**Problem statement:** Every line below that holds the string "this" should be copied out.

**Supplied records:**

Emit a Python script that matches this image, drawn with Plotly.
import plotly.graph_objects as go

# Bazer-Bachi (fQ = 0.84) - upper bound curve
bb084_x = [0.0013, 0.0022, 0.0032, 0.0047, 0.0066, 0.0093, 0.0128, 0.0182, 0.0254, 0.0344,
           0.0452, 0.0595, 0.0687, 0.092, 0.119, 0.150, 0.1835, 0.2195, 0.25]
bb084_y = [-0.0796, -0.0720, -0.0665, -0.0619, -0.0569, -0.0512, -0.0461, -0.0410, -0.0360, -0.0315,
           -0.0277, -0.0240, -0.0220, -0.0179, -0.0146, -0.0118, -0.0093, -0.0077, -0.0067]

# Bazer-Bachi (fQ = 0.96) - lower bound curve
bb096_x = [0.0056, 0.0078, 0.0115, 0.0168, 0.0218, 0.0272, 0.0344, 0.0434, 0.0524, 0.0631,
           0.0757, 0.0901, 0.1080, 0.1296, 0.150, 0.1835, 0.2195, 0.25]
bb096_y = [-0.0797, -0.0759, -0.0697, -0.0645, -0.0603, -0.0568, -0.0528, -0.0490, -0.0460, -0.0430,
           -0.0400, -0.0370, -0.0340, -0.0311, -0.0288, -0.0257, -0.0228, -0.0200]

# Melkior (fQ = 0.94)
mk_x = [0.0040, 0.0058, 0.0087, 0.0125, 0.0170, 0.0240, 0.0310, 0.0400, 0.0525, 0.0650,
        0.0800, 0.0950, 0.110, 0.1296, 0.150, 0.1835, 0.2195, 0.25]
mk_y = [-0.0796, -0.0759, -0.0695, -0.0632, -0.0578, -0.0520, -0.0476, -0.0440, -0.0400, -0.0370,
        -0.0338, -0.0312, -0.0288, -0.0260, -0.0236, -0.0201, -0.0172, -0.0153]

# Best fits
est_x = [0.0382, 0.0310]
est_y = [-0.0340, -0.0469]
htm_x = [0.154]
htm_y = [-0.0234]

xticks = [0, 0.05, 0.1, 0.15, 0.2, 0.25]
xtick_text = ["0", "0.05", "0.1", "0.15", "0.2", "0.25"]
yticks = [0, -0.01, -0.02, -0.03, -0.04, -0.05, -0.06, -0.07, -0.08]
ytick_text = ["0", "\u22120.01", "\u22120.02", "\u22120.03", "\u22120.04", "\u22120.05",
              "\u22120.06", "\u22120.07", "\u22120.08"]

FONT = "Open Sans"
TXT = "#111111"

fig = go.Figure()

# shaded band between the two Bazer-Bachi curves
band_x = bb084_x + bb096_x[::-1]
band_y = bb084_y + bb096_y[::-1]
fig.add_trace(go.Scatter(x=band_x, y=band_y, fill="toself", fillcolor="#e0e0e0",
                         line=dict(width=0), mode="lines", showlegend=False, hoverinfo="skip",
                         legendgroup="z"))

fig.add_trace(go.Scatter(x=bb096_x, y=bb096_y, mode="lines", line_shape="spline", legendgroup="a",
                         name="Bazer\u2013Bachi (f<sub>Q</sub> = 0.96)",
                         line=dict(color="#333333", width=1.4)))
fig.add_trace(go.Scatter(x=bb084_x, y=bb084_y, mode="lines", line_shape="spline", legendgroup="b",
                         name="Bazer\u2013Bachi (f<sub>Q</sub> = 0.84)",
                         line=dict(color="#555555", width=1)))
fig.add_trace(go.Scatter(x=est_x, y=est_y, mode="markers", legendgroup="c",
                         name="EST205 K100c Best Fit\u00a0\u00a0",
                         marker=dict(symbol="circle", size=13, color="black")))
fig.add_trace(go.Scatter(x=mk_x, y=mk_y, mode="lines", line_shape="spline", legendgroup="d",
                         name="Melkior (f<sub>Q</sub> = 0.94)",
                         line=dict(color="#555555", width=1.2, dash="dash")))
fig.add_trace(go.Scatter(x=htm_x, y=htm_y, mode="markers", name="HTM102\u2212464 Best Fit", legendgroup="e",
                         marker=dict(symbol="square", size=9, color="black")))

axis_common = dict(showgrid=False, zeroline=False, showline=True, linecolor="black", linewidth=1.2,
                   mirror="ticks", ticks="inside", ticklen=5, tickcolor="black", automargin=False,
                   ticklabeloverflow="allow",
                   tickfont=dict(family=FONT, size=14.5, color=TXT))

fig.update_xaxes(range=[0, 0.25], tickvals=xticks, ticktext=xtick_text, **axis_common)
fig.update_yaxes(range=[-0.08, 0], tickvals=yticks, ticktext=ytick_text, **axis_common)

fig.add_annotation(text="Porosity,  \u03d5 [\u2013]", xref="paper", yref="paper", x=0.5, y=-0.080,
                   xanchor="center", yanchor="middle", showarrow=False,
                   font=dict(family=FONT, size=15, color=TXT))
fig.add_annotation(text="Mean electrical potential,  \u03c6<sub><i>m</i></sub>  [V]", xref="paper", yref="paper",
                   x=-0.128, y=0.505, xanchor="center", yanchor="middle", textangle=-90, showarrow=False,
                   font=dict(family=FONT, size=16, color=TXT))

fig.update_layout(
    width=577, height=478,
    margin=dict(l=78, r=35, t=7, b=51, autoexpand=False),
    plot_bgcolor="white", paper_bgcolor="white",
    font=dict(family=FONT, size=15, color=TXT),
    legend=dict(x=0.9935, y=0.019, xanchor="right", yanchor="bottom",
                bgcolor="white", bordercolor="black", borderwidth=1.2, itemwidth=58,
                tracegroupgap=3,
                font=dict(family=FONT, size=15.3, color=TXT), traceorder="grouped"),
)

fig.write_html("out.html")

...

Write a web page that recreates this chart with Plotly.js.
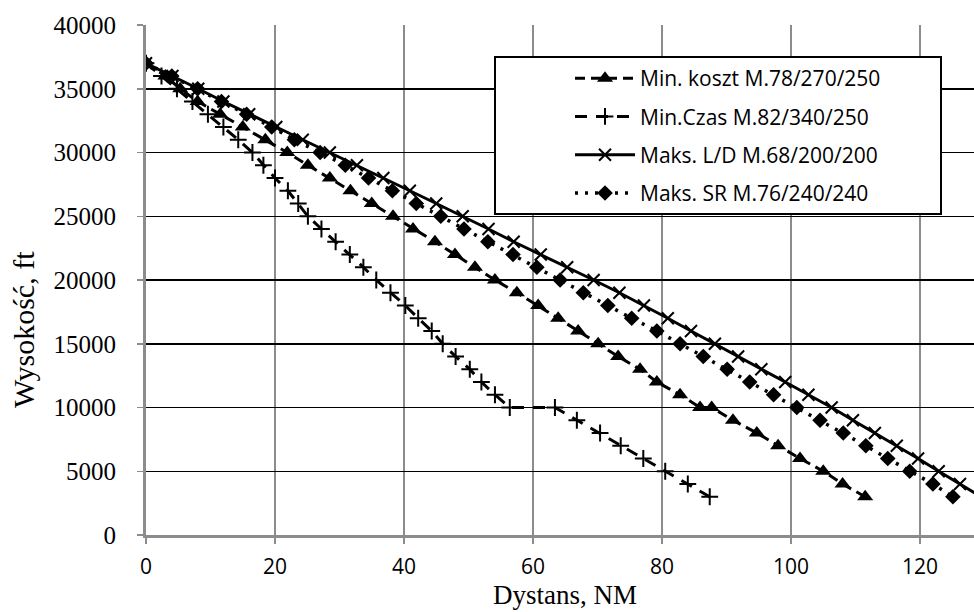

**Solution:**
Emit a Python script that matches this image, drawn with Plotly.
Write a web page that recreates this chart with Plotly.js.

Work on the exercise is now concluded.